Task goal: In the entries, find all lines that hold the word "this" and copy them.

┌─ Information shown

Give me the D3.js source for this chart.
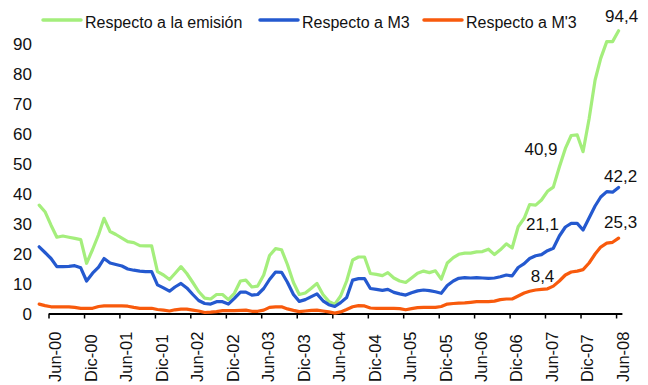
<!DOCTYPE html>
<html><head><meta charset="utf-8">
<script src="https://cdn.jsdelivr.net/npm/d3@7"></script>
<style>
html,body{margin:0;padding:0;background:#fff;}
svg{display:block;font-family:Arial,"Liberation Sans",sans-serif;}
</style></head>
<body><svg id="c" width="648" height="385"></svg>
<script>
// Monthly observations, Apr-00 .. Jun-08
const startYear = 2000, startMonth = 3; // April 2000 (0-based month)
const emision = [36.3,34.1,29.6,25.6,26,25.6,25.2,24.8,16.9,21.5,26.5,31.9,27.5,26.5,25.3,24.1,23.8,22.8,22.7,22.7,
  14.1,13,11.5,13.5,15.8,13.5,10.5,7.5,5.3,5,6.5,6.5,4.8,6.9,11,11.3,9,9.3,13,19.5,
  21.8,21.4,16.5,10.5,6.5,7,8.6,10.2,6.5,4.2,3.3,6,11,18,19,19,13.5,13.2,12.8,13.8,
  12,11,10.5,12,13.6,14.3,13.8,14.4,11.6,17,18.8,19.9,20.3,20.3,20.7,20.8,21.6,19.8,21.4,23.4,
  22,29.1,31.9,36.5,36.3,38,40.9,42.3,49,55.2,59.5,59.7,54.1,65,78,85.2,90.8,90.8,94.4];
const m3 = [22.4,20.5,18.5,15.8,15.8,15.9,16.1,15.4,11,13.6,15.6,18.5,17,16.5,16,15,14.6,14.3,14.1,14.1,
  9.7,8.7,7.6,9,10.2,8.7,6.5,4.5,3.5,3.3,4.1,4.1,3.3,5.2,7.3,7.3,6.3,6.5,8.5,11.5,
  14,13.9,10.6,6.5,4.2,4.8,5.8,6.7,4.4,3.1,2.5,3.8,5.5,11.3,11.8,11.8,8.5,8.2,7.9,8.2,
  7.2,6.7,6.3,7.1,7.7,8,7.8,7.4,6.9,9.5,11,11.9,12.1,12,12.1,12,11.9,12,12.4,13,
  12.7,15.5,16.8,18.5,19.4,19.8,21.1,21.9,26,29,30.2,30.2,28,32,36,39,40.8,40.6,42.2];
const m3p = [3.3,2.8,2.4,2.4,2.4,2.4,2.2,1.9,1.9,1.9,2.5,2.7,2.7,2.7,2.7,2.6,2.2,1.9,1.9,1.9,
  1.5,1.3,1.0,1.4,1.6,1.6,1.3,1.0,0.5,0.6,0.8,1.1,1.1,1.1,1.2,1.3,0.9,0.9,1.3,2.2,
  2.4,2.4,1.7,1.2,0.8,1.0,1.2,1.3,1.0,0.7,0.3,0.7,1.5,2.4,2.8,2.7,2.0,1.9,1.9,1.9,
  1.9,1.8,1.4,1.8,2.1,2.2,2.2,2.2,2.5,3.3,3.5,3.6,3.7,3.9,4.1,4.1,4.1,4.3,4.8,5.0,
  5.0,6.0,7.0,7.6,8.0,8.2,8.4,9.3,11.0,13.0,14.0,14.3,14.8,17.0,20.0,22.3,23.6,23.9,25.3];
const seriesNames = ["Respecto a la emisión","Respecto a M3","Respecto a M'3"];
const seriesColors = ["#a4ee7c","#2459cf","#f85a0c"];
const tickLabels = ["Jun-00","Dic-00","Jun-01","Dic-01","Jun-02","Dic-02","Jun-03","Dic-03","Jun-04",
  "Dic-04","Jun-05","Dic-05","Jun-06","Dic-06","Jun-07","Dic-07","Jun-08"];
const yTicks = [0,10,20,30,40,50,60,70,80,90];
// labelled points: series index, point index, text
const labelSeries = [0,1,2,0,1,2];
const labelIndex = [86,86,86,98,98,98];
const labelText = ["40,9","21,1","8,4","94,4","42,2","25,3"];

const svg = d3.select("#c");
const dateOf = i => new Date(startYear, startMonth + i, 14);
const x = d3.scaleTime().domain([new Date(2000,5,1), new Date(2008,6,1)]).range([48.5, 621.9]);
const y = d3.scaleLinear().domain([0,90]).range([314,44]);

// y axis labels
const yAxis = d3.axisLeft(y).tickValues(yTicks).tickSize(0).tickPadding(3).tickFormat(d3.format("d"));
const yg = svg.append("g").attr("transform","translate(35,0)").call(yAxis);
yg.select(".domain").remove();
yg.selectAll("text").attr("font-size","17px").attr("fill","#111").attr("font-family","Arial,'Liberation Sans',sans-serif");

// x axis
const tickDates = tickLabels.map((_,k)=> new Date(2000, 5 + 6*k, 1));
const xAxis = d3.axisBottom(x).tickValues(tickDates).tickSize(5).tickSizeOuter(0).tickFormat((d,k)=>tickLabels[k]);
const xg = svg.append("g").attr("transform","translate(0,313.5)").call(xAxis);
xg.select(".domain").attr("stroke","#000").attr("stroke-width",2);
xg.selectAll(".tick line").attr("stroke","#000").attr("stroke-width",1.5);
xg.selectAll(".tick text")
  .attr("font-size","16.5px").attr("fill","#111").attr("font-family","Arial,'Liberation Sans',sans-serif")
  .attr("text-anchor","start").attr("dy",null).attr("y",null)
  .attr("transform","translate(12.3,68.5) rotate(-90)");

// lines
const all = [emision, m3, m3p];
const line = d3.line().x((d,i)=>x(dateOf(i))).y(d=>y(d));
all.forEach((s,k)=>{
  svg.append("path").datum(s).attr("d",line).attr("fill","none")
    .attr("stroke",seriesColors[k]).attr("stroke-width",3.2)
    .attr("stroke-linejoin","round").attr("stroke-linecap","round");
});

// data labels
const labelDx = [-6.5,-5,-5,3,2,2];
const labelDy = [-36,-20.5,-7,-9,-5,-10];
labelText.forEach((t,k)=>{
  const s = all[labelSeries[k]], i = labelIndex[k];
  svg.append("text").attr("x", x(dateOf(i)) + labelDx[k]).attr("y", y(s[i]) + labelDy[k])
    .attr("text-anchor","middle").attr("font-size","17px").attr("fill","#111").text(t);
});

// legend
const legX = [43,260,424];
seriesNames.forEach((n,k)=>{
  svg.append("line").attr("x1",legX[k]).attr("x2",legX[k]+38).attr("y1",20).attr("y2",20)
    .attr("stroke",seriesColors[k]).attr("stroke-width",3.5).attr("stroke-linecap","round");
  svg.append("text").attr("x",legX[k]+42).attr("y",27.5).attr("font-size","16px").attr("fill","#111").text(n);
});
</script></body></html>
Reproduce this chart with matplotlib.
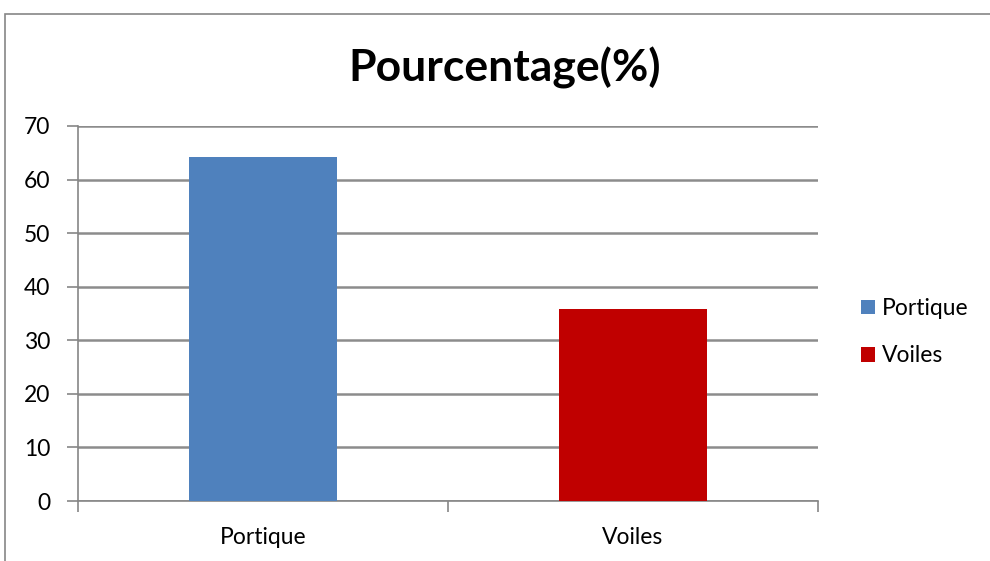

└─

Written solution:
Give me the D3.js source for this chart.
Reproduce this chart with matplotlib.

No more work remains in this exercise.